++ Under construction – please come back soon!! ++
You may remember that I mentioned, a few blogs back, that I’m currently in the middle of (re)reading a lot of the Star Wars literature from the original trilogy chronologically. Well, I’ve taken a brief break from that today to read the three Star Wars: Infinities comics, and thought I’d share my thoughts with you all!
The basic premise of these comics is to take one event from each film, and imagine that it went just a little bit differently, then spin the story out in a whole different direction. The result is something of a mixed bag.

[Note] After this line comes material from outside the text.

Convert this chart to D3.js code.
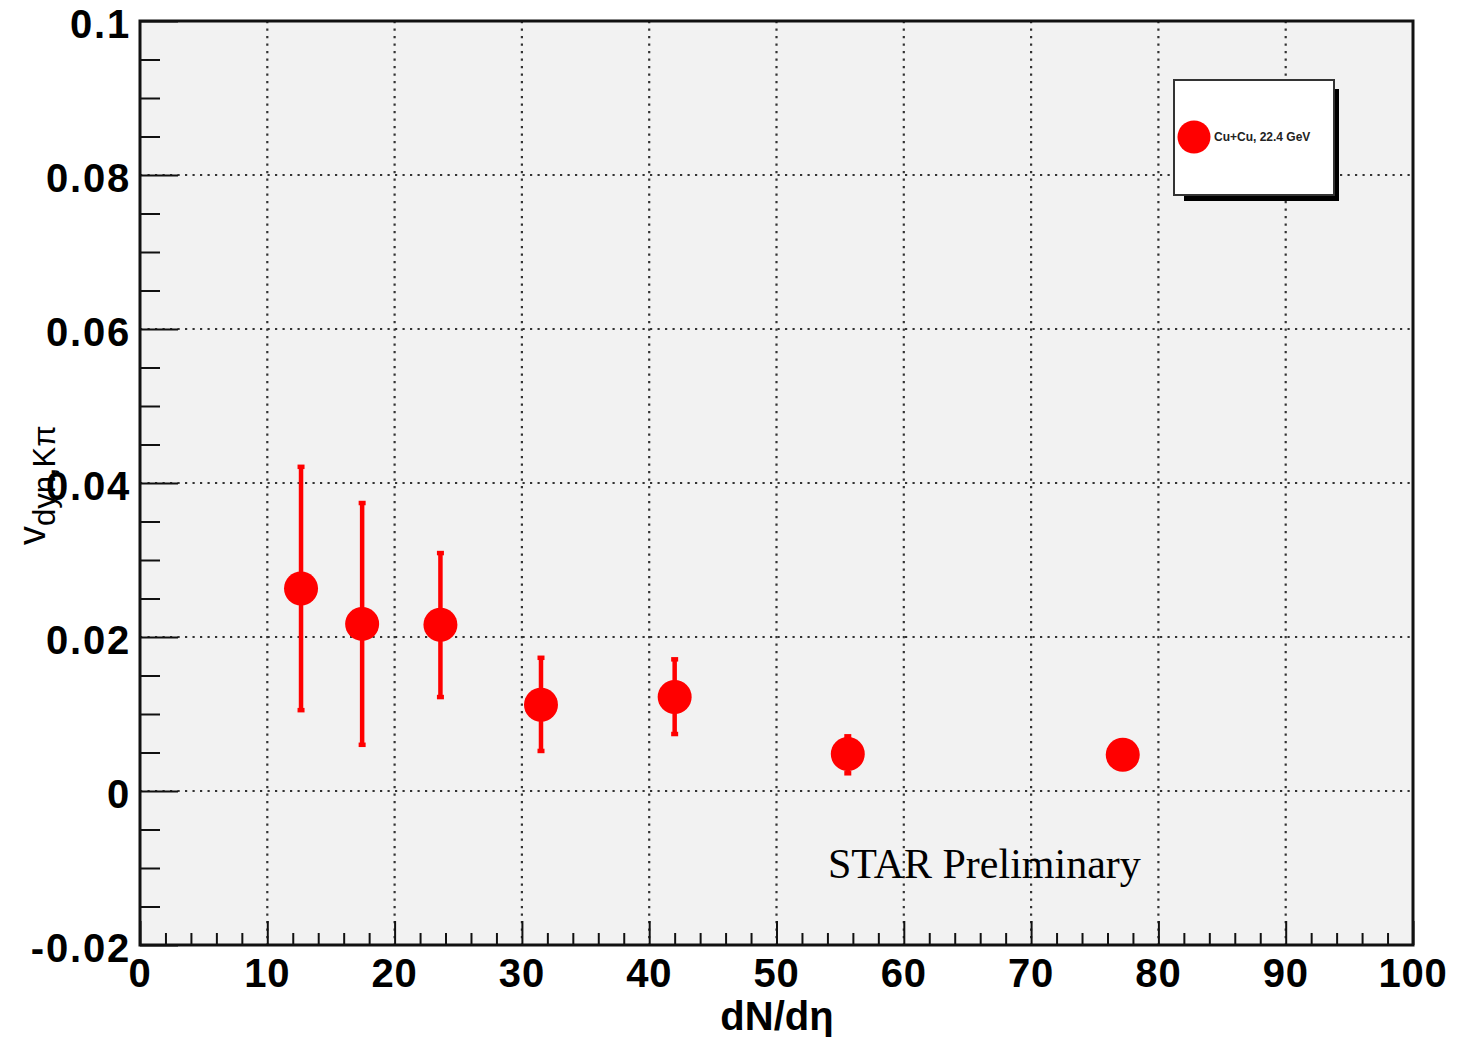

Let’s start with A New Hope. Luke is making the trench run, Vader is about to shoot him down when Han swoops in and provides enough covering fire for Luke to dump his proton torpedoes and make his getaway. However, due to a malfunction in one of those torpedoes, they detonate early and the Death Star is not destroyed. The rebels manage to escape from Yavin IV before it is destroyed, but they don’t escape the system. Luke and Han fly off, but Leia and the rest of the command are taken captive. Ben appears to Luke and tells him to go train with Yoda on Dagobah, so Han drops him off before going off to try to clear his debt with Jabba. Meanwhile, Leia is indoctrinated by the Empire and, five years later, Han sees her in the thick of the Imperial celebrations of five years of peace, so he heads off to find Luke. Now a Jedi, Luke is concerned by the news that Leia survived, only to have become an Imperial agent, so heads off to Coruscant with Han – and Yoda! – to confront her. The Death Star – newly renamed the Justice Star – is to become the roving capital of the Empire when Yoda is dropped off there, Han and Luke evading the Imperial fleet to land on the surface. They infiltrate the Emperor’s Palace (formerly the Jedi Temple), confront Leia, Vader and Palpatine, and in the ensuing fight Vader is redeemed as he dies by Palpatine’s hand, but Luke, Han and Leia manage to escape before Yoda crashes the Death Star into the planet, wiping out the Emperor. Years later, more celebrations commemorate Leia as the first Chancellor of the Republic on Naboo.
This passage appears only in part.